* GOAL OF THE EXERCISE *
What is the number of lines in the entries below that include the word "React"? Provide the number only.

* AVAILABLE DATA *
++++

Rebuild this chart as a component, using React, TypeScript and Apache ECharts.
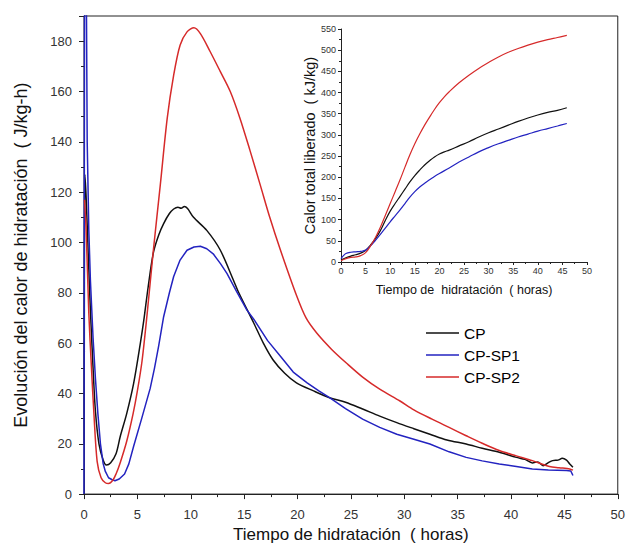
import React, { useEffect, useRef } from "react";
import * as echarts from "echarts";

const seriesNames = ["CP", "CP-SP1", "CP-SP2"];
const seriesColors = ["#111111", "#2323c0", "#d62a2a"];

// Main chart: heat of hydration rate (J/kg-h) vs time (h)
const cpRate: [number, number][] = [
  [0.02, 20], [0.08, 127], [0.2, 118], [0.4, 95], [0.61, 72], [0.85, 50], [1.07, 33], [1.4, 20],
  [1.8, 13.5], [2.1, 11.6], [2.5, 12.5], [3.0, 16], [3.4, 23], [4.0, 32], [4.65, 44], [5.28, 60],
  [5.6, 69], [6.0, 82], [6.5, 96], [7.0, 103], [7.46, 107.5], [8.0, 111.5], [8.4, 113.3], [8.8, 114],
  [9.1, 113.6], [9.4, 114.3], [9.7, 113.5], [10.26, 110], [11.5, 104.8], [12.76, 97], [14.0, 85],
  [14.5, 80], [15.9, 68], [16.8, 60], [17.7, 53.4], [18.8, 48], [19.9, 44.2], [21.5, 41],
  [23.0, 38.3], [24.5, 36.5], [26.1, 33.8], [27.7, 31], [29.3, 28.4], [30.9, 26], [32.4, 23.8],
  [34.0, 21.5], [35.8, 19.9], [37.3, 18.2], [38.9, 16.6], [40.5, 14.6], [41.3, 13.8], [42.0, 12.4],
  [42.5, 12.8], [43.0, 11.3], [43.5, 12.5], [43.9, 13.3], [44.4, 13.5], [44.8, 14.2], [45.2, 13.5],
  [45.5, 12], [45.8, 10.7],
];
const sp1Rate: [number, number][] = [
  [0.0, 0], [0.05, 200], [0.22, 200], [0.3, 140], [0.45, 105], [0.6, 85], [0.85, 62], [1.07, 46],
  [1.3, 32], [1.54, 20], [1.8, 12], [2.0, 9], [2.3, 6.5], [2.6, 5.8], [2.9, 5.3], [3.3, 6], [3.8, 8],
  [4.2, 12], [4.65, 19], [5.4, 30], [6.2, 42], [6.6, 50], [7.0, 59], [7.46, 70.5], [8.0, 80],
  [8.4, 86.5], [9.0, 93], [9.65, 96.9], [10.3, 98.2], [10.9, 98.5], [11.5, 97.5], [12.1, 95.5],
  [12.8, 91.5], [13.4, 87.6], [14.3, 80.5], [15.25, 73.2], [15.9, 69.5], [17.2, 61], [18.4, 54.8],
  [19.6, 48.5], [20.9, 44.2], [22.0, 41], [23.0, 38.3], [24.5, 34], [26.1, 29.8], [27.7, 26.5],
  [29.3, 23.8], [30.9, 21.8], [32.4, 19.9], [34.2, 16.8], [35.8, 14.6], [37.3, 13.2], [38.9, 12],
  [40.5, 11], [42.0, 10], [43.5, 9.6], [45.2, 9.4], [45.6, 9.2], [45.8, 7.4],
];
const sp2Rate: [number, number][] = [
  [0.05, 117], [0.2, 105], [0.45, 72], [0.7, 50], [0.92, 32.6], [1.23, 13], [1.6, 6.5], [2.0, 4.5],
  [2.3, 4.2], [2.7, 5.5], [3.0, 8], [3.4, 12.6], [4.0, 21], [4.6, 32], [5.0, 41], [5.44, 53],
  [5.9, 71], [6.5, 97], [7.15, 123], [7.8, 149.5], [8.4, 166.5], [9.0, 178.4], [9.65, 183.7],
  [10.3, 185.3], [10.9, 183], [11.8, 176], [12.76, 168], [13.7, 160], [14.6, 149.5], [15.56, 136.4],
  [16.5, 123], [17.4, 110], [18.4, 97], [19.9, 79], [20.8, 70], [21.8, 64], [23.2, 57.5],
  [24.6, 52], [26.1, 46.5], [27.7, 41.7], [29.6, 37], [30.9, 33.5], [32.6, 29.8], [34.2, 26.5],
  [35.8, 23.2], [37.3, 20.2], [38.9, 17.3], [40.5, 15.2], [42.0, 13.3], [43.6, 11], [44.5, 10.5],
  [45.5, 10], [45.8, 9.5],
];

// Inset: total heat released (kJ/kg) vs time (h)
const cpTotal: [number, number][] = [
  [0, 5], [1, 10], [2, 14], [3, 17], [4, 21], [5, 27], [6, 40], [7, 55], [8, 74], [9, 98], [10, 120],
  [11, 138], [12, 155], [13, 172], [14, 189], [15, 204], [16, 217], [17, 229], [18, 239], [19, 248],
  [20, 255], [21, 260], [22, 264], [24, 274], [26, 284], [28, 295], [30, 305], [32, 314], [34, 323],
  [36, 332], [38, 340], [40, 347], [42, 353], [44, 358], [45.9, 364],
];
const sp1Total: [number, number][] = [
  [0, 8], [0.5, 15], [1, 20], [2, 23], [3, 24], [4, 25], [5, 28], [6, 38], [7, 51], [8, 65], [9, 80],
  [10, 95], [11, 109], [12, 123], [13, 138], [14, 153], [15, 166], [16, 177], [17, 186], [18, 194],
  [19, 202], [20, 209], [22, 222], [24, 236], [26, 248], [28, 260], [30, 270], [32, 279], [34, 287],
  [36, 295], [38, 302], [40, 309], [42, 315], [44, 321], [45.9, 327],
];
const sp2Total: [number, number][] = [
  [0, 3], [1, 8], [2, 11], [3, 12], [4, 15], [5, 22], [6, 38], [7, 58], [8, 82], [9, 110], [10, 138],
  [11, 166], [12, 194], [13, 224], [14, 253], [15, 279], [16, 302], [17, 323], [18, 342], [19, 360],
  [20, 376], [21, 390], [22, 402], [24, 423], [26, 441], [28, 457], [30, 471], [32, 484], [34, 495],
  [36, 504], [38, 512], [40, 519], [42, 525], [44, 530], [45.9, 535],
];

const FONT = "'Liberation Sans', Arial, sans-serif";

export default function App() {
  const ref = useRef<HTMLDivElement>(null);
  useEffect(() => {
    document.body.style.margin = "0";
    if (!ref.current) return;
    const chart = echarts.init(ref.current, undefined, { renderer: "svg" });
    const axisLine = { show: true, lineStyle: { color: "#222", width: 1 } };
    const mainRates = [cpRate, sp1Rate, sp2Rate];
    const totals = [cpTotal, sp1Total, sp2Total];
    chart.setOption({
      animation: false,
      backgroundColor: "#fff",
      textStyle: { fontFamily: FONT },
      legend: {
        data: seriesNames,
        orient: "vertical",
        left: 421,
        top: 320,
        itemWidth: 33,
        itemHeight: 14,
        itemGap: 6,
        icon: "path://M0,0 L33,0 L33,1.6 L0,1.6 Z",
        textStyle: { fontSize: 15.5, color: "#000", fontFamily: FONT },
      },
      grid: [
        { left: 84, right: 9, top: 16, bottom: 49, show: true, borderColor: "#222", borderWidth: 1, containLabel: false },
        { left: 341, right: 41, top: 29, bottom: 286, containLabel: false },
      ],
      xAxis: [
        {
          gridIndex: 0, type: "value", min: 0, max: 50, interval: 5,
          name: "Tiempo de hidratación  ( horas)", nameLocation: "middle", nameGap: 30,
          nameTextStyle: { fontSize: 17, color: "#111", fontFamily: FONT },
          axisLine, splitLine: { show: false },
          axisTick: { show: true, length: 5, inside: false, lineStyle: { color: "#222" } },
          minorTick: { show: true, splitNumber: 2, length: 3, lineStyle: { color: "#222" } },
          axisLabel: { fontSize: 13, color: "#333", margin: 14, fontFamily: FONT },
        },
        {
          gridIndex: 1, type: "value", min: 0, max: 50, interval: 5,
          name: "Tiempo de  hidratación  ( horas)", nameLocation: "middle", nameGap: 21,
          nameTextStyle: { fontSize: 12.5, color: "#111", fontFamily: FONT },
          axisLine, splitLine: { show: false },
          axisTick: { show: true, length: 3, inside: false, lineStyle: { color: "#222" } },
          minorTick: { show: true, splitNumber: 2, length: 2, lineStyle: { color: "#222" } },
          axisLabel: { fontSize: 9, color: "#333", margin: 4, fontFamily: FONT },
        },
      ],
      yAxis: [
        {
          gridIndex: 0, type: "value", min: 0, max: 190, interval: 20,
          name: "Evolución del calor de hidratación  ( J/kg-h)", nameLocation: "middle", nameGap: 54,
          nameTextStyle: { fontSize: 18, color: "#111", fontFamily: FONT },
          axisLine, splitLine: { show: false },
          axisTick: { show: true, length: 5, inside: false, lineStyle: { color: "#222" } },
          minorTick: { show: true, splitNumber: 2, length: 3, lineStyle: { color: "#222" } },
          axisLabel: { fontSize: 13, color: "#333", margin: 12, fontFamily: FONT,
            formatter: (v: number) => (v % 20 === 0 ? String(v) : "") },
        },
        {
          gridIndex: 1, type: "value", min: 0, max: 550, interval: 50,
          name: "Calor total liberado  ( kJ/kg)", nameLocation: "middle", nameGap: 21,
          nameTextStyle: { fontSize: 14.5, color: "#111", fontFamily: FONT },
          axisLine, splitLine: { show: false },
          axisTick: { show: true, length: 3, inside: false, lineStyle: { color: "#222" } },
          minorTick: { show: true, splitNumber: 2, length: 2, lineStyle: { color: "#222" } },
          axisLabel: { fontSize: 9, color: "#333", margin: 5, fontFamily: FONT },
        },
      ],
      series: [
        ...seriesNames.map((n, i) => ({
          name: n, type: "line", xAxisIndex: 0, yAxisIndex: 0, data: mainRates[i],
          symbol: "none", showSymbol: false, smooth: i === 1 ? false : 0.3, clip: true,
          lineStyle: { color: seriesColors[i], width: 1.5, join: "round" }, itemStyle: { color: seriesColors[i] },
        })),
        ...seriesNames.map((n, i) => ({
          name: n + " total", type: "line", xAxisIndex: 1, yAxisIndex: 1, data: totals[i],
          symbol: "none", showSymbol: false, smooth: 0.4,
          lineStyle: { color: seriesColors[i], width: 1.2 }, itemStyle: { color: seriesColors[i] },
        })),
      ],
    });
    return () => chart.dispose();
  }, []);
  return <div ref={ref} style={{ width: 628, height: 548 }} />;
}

++++

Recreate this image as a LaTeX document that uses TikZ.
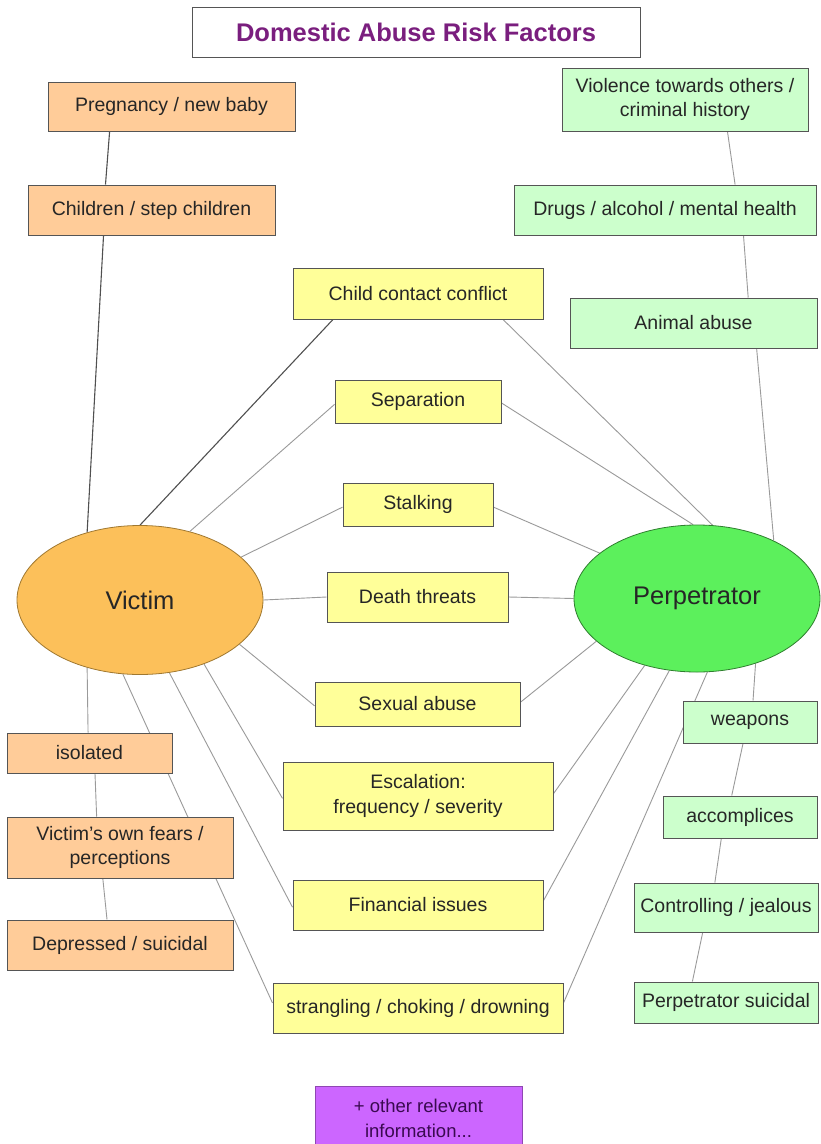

++++

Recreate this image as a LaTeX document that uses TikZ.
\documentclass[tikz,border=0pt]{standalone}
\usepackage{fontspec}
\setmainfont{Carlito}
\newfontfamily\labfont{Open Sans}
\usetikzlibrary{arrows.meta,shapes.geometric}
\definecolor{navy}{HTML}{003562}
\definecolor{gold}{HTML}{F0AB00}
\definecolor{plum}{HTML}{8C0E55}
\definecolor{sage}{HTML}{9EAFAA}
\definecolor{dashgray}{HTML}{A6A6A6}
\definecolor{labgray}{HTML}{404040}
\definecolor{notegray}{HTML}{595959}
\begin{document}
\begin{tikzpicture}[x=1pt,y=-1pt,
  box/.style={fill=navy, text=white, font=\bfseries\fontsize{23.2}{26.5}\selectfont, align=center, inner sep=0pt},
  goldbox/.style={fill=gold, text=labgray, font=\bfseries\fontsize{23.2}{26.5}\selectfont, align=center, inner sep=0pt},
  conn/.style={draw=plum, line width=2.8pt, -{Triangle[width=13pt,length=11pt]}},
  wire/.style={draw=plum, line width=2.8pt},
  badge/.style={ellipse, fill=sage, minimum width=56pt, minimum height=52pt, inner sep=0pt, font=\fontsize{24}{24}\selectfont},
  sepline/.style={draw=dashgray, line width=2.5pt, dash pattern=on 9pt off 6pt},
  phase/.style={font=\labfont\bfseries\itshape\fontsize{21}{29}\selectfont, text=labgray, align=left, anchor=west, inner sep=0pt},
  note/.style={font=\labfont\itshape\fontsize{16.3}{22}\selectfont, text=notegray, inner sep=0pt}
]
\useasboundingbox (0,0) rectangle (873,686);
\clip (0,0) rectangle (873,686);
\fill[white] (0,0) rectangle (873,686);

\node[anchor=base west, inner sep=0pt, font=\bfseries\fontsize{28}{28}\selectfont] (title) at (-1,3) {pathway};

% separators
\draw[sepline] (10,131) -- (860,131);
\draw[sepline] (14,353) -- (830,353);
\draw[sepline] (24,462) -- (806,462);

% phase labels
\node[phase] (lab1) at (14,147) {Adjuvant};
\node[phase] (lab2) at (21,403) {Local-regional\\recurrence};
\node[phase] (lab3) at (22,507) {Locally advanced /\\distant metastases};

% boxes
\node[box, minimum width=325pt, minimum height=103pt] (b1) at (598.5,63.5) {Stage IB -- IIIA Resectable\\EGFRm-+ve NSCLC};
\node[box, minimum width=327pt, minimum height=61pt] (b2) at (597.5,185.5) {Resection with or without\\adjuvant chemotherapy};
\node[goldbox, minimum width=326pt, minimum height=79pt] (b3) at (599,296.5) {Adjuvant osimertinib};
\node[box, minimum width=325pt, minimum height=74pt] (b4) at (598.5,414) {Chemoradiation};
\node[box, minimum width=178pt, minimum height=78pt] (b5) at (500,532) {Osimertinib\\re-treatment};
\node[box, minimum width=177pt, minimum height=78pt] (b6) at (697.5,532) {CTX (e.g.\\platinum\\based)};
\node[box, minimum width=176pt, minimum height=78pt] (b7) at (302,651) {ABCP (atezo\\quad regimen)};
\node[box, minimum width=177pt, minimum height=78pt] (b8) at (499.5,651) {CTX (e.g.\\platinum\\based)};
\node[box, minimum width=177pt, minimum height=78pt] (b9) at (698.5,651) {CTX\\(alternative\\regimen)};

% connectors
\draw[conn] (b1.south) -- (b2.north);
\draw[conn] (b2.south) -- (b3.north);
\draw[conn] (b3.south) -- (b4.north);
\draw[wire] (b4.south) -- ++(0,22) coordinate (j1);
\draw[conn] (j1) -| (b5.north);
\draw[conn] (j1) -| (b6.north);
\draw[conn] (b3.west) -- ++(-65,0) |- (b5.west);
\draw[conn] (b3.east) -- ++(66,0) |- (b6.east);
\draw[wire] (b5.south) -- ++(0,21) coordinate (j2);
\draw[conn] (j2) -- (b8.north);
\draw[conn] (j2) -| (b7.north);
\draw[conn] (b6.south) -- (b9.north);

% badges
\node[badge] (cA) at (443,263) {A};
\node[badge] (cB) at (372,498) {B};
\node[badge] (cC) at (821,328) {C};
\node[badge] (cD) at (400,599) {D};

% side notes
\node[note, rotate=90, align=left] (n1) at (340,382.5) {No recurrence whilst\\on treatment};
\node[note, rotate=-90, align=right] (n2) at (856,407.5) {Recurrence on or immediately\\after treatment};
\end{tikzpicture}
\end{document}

++++

* TASK RESULT *
2